Oliver Kazunga, Senior business Reporter
THE move by the Government to scrap imported wheat flour from the Open General Import Licence will boost wheat production as well as improve business for the milling industry, the Grain Millers Association of Zimbabwe (GMAZ) has said.
The millers have commended the Government for the proposed regulation, which is expected to take effect from January 1, 2017.
Finance and Economic Development Minister Patrick Chinamasa announced the move to amend bilateral rules of origin on flour which grant preferential treatment to flour milled from wheat grown in the country of export.
“It is further proposed that wheat flour be removed from the Open General Import Licence (OGIL).
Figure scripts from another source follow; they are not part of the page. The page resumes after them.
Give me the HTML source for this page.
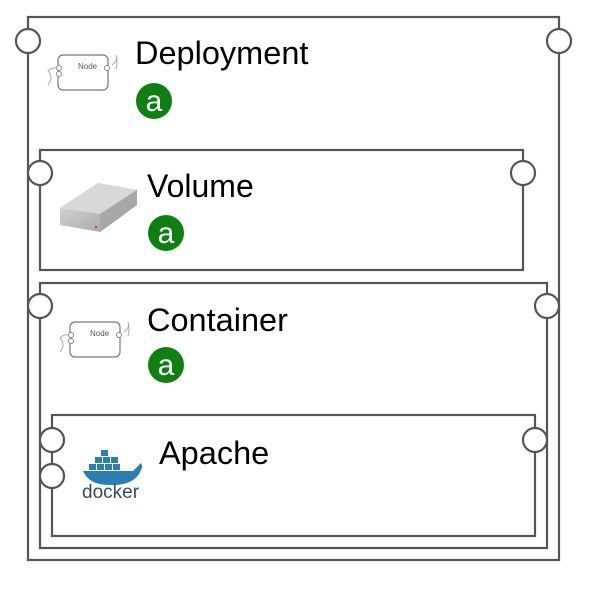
<!DOCTYPE html>
<html><head><style>body{margin:0;background:#fff;width:595px;height:589px;overflow:hidden}</style></head><body>
<svg width="595" height="589" xmlns="http://www.w3.org/2000/svg" font-family="Liberation Sans, sans-serif">
<defs>
<linearGradient id="dk" x1="0" y1="0" x2="1" y2="1"><stop offset="0" stop-color="#e4e4e4"/><stop offset="1" stop-color="#9a9a9a"/></linearGradient>
<g id="node">
<rect x="12" y="10" width="50" height="35" rx="5" fill="#fff" stroke="#777" stroke-width="1.2"/>
<text x="32" y="24" font-size="8" fill="#555">Node</text>
<circle cx="13" cy="23" r="2.5" fill="#fff" stroke="#888"/><circle cx="13" cy="29" r="2.5" fill="#fff" stroke="#888"/>
<circle cx="61" cy="23" r="2.5" fill="#fff" stroke="#888"/>
<path d="M2 40 q6 -8 0 -14 q4 -4 8 -3 M66 20 q6 -4 4 -10 q2 6 0 14" fill="none" stroke="#aaa"/>
</g>
<g id="a"><circle r="18" fill="#0f7f12"/><text x="0" y="10" font-size="30" fill="#fff" text-anchor="middle">a</text></g>
</defs>
<g fill="#fff" stroke="#555" stroke-width="2.2">
<rect x="28" y="17" width="531" height="543"/>
<rect x="40" y="150" width="483" height="120"/>
<rect x="40" y="283" width="507" height="265"/>
<rect x="52" y="415" width="483" height="121"/>
<circle cx="28" cy="41" r="12"/><circle cx="559" cy="41" r="12"/>
<circle cx="40" cy="173" r="12"/><circle cx="523" cy="173" r="12"/>
<circle cx="40" cy="306" r="12"/><circle cx="547" cy="306" r="12"/>
<circle cx="52" cy="440" r="12"/><circle cx="52" cy="476" r="12"/><circle cx="535" cy="440" r="12"/>
</g>
<use href="#node" x="46" y="45"/>
<use href="#node" x="58" y="312"/>
<text x="135" y="64" font-size="32.5">Deployment</text>
<use href="#a" x="154" y="101"/>
<text x="147" y="197" font-size="32">Volume</text>
<use href="#a" x="166" y="233"/>
<text x="147" y="331" font-size="32.5">Container</text>
<use href="#a" x="166" y="365"/>
<text x="159" y="464" font-size="32.5">Apache</text>
<path d="M60 208 L98 183 L137 190 L137 205 L100 232 L60 225 Z" fill="url(#dk)"/>
<path d="M60 208 L98 183 L137 190 L100 214 Z" fill="#d8d8d8"/>
<path d="M100 214 L137 190 L137 205 L100 232 Z" fill="#a8a8a8"/>
<circle cx="96" cy="227" r="1.2" fill="#d33"/>
<g fill="#2a7fb0">
<rect x="101" y="450" width="7" height="6"/><rect x="95" y="457" width="7" height="6"/><rect x="103" y="457" width="7" height="6"/><rect x="111" y="457" width="7" height="6"/>
<rect x="89" y="464" width="7" height="6"/><rect x="97" y="464" width="7" height="6"/><rect x="105" y="464" width="7" height="6"/><rect x="113" y="464" width="7" height="6"/>
<path d="M84 471 L133 471 q6 -6 8 -8 q2 4 0 7 q-6 16 -32 15 q-20 0 -26 -14 Z"/>
</g>
<text x="82" y="498" font-size="19" fill="#394d54">docker</text>
</svg>
</body></html>
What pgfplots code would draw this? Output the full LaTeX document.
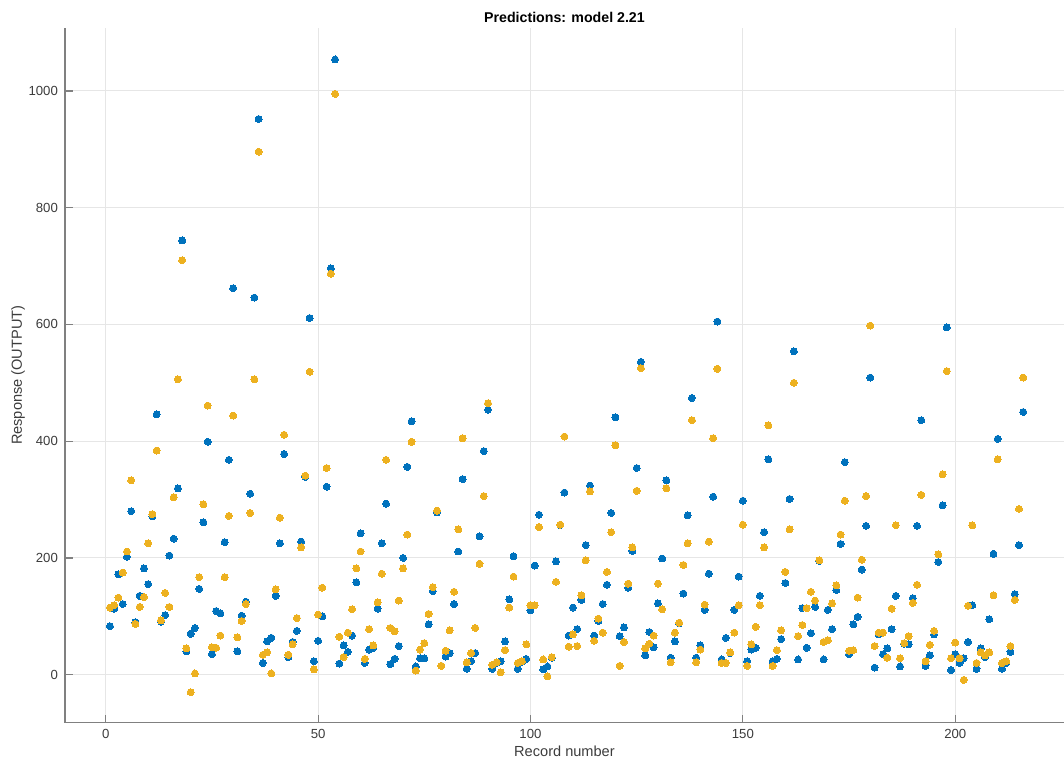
\documentclass[border=0pt]{standalone}
\usepackage{fontspec}
\setmainfont{Liberation Sans}
\usepackage{pgfplots}
\usepackage{pgfplotstable}
\pgfplotsset{compat=1.18}
\definecolor{mblue}{rgb}{0,0.447,0.741}
\definecolor{myellow}{rgb}{0.929,0.694,0.125}
\definecolor{axgray}{RGB}{128,128,128}
\definecolor{txtgray}{RGB}{60,60,60}
\definecolor{gridgray}{RGB}{230,230,230}
\pgfplotstableread{
x b p
1 83 115
2 113 119
3 172 132
4 121 175
5 202 211
6 280 333
7 90 87
8 135 116
9 182 133
10 155 225
11 271 275
12 446 384
13 91 93
14 102 140
15 204 116
16 233 304
17 319 506
18 744 710
19 40 45
20 70 -30
21 80 2
22 147 167
23 261 292
24 399 461
25 35 47
26 109 46
27 105 67
28 227 167
29 368 272
30 662 444
31 40 64
32 101 92
33 125 121
34 310 277
35 646 506
36 952 896
37 20 34
38 57 38
39 63 2
40 135 146
41 225 269
42 378 411
43 30 34
44 56 52
45 75 97
46 228 218
47 339 341
48 611 519
49 23 9
50 58 103
51 100 149
52 322 354
53 696 687
54 1054 995
55 19 65
56 50 30
57 39 72
58 67 112
59 158 182
60 242 211
61 20 27
62 43 78
63 46 50
64 113 124
65 225 173
66 293 368
67 18 80
68 27 74
69 49 127
70 200 182
71 356 240
72 434 399
73 14 7
74 28 43
75 28 54
76 86 104
77 143 150
78 278 281
79 15 15
80 31 41
81 37 76
82 121 142
83 211 249
84 335 405
85 10 21
86 23 37
87 37 80
88 237 190
89 383 306
90 454 465
91 10 17
92 20 21
93 23 4
94 57 42
95 129 115
96 203 168
97 10 20
98 22 23
99 27 52
100 110 119
101 187 119
102 274 253
103 9 26
104 14 -3
105 29 30
106 194 159
107 256 257
108 312 408
109 67 48
110 115 69
111 78 49
112 128 136
113 222 196
114 324 314
115 67 58
116 92 96
117 121 72
118 154 176
119 277 244
120 441 393
121 66 15
122 81 56
123 149 156
124 212 218
125 354 315
126 536 525
127 33 45
128 73 53
129 47 67
130 122 156
131 199 112
132 333 319
133 29 21
134 57 72
135 88 89
136 139 188
137 273 225
138 474 436
139 29 21
140 50 43
141 111 120
142 173 228
143 305 405
144 605 524
145 26 20
146 63 20
147 37 38
148 111 72
149 168 119
150 298 257
151 23 15
152 43 52
153 46 82
154 135 119
155 244 218
156 369 427
157 23 15
158 27 42
159 61 76
160 157 176
161 301 249
162 554 500
163 26 66
164 114 85
165 46 114
166 71 142
167 116 127
168 195 196
169 26 56
170 111 59
171 78 122
172 145 153
173 224 240
174 364 298
175 35 41
176 86 42
177 99 132
178 180 197
179 255 306
180 509 598
181 12 49
182 69 72
183 35 72
184 45 29
185 78 113
186 135 256
187 14 28
188 53 54
189 52 66
190 131 123
191 255 154
192 436 308
193 15 23
194 33 51
195 69 75
196 193 206
197 290 343
198 595 520
199 8 28
200 35 55
201 20 28
202 28 -9
203 56 118
204 119 256
205 10 20
206 45 38
207 30 33
208 95 38
209 207 136
210 404 369
211 10 20
212 20 23
213 39 49
214 138 128
215 222 284
216 450 509
}\data
\begin{document}
\begin{tikzpicture}
\begin{axis}[name=ax, at={(0,0)}, anchor=south west,
  scale only axis, width=500pt, height=347.6pt,
  xmin=-9.6, xmax=225.6, ymin=-82, ymax=1108,
  axis lines*=left,
  axis line style={axgray, line width=0.6pt},
  tick align=inside, major tick length=4pt,
  tick style={axgray, line width=0.6pt},
  xtick={0,50,...,200}, ytick={0,200,...,1000},
  grid=major, grid style={gridgray, line width=0.5pt},
  tick label style={font=\fontsize{6.6}{8}\selectfont, text=txtgray},
  /pgf/number format/assume math mode=true,
  /pgf/number format/1000 sep={},
  xlabel={Record number}, ylabel={Response (OUTPUT)},
  label style={font=\fontsize{7.3}{9}\selectfont, text=txtgray},
  xlabel style={at={(axis description cs:0.5,-0.0417)}, anchor=center},
  ylabel style={at={(axis description cs:-0.047,0.5)}, anchor=center},
  title={Predictions: model 2.21},
  title style={at={(axis description cs:0.5,1)}, anchor=center, yshift=-0.5pt, font=\bfseries\fontsize{7.1}{9}\selectfont, text=black},
]
\addplot[only marks, mark=*, mark size=1.75pt, mark options={draw=mblue, fill=mblue, line width=0pt}] table[x=x, y=b] {\data};
\addplot[only marks, mark=*, mark size=1.75pt, mark options={draw=myellow, fill=myellow, line width=0pt}] table[x=x, y=p] {\data};
\end{axis}
\pgfresetboundingbox
\path ([xshift=-32.5pt,yshift=-19.8pt]ax.south west) rectangle ([yshift=14pt]ax.north east);
\end{tikzpicture}
\end{document}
The above measures take effect from 1 January 2017,” said Minister Chinamasa while presenting the 2017 budget in Parliament last Thursday.
The move buttresses Statutory Instrument 64 of 2016, which removes several goods from OGIL.
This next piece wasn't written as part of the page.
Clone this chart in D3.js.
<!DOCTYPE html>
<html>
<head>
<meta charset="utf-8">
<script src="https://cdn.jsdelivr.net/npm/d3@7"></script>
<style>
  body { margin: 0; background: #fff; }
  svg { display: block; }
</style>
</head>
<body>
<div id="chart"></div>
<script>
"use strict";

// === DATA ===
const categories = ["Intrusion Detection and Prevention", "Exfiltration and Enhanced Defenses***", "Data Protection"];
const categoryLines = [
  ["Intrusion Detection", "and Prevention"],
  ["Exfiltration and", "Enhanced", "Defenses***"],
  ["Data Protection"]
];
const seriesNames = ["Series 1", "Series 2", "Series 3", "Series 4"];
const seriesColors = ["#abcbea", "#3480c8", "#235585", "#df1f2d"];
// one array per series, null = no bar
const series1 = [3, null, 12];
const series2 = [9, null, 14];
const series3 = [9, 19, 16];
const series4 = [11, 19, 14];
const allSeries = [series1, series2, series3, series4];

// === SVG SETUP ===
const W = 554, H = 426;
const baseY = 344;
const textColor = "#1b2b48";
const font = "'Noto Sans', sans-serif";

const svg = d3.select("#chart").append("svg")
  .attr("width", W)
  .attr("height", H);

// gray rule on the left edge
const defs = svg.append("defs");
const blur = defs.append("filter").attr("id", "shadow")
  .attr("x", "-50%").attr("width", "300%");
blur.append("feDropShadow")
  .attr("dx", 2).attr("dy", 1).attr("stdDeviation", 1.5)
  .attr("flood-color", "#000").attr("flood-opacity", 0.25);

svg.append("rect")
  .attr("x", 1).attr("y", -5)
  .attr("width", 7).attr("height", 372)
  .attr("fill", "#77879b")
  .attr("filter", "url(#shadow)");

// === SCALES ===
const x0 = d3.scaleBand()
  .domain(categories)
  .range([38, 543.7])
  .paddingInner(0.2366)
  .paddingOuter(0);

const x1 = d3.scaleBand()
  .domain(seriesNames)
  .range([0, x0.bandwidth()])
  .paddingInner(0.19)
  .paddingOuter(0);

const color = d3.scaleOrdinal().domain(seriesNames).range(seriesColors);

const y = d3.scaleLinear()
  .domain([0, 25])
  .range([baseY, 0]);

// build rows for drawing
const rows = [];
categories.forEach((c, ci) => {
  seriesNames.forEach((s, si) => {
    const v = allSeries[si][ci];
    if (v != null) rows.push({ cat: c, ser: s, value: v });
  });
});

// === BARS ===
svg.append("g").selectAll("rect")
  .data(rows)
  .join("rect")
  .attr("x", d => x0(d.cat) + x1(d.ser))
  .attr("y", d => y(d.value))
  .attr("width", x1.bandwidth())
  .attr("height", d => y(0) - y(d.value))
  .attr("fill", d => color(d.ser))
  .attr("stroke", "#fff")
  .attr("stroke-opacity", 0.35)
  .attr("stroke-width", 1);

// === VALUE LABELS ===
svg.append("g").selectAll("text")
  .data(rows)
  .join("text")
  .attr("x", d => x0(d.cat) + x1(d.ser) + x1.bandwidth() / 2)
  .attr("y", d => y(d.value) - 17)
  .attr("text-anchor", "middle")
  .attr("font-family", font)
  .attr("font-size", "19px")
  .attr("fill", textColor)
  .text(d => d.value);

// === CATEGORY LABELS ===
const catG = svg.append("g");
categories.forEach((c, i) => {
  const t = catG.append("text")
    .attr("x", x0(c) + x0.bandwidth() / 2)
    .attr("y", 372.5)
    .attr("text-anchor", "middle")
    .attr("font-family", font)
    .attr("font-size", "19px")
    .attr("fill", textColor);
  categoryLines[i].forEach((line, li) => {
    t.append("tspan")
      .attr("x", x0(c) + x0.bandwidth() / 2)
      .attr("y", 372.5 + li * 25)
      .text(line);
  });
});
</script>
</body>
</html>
The regulation controls the influx of imported products that are also produced locally.
GMAZ chairman Mr Tafadzwa Musarara said yesterday that the new flour import regulations were an endorsement of their submissions ahead of the 2017 fiscal policy statement presentation.
“We welcome the removal of imported wheat flour from the OGIL. This makes it next to impossible for wheat flour imports to continue.
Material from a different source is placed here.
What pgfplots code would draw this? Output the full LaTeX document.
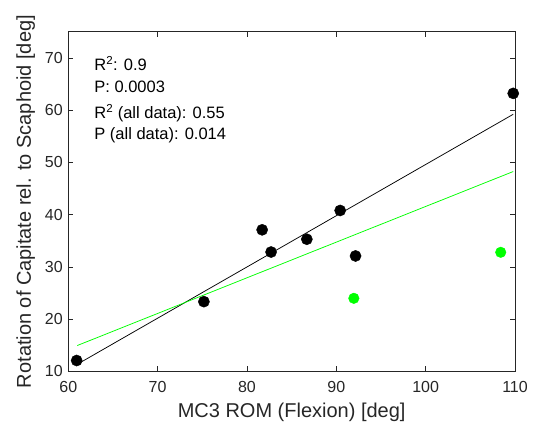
\documentclass[border=0pt]{standalone}
\usepackage{pgfplots}
\pgfplotsset{compat=1.18}
\usepackage{fontspec}
\setmainfont{Liberation Sans}
\definecolor{axgray}{gray}{0.15}
\definecolor{mgreen}{rgb}{0,1,0}

\begin{document}
\begin{tikzpicture}
\begin{axis}[
  name=ax,
  scale only axis,
  width=447pt, height=340pt,
  xmin=60, xmax=110, ymin=10, ymax=75,
  xtick={60,70,...,110}, ytick={10,20,...,70},
  tick align=inside,
  tick style={axgray, line width=0.6pt},
  major tick length=5pt,
  axis line style={axgray, line width=0.7pt},
  ticklabel style={font=\fontsize{16}{18}\selectfont, text=axgray},
  xticklabel style={yshift=-6pt},
  yticklabel style={xshift=-2pt},
  /pgf/number format/assume math mode=true,
  xlabel={MC3 ROM (Flexion) [deg]},
  ylabel={Rotation of Capitate rel. to Scaphoid [deg]},
  label style={font=\fontsize{20}{22}\selectfont, text=axgray},
  xlabel style={yshift=-4pt},
  ylabel style={yshift=3pt},
  clip=false,
]
% fit lines
\addplot[black, line width=0.75pt] coordinates {(61.1,11.47) (109.8,59.2)};
\addplot[mgreen, line width=0.75pt] coordinates {(61.0,14.96) (109.8,48.25)};
% data
\addplot[only marks, mark=*, mark size=5.6pt, black] coordinates {
  (60.94,12.1) (75.18,23.36) (81.7,37.1) (82.7,32.85)
  (86.7,35.3) (90.43,40.8) (92.15,32.1) (109.8,63.2)
};
\addplot[only marks, mark=*, mark size=5.3pt, mgreen, mark options={draw=mgreen, fill=mgreen}] coordinates {
  (91.96,24.0) (108.4,32.8)
};
\begin{scope}[every node/.style={anchor=west, inner sep=0pt, font=\fontsize{16.5}{19}\selectfont}]
\node at (axis cs:62.9,68.9) {R\textsuperscript{2}: 0.9};
\node at (axis cs:62.9,64.5) {P: 0.0003};
\node at (axis cs:62.9,59.4) {R\textsuperscript{2} (all data): 0.55};
\node at (axis cs:62.9,55.2) {P (all data): 0.014};
\end{scope}
\end{axis}
\path ([shift={(-68.3pt,-65.3pt)}]ax.south west) rectangle ([shift={(24pt,31.7pt)}]ax.north east);
\end{tikzpicture}
\end{document}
“Bakers who had already resorted to using 100 percent local wheat, notably Bakers Inn and Proton, have been able to obtain more than adequate local flour, produce high quality bread on the market at the same price with those bakers who had been importing flour,” said Mr Musarara.
Last month, GMAZ clashed with some bakers accused of sabotaging local millers through wheat importation despite the availability of the product locally.
Mr Musarara said GMAZ was optimistic that wheat contract support hectarage will increase next year buoyed by the positive policy change.
“Further, we welcome the proposed amendment on the preferential treatment granted to flour milled from countries that do not grow wheat but have a subsisting bilateral trade agreement with Zimbabwe. This will discourage wheat flour imports and save the local flour milling industry,” he said.
GMAZ and oilseeds traders have already indicated intention to invest $200 million into 150 000 hectares of land under contract farming to scale-up agro-processing in the country.
The initiative by the private sector is being implemented under a project code-named Joint Contract Farming Operation 2016/17 plan for GMAZ and the Grain and Oilseeds Traders Association with the aim of increasing capacity utilisation in the grain milling industry to sustainable economic levels.
The initiative is also targeting at protecting the local grain value chain from the “marauding cheap imports”.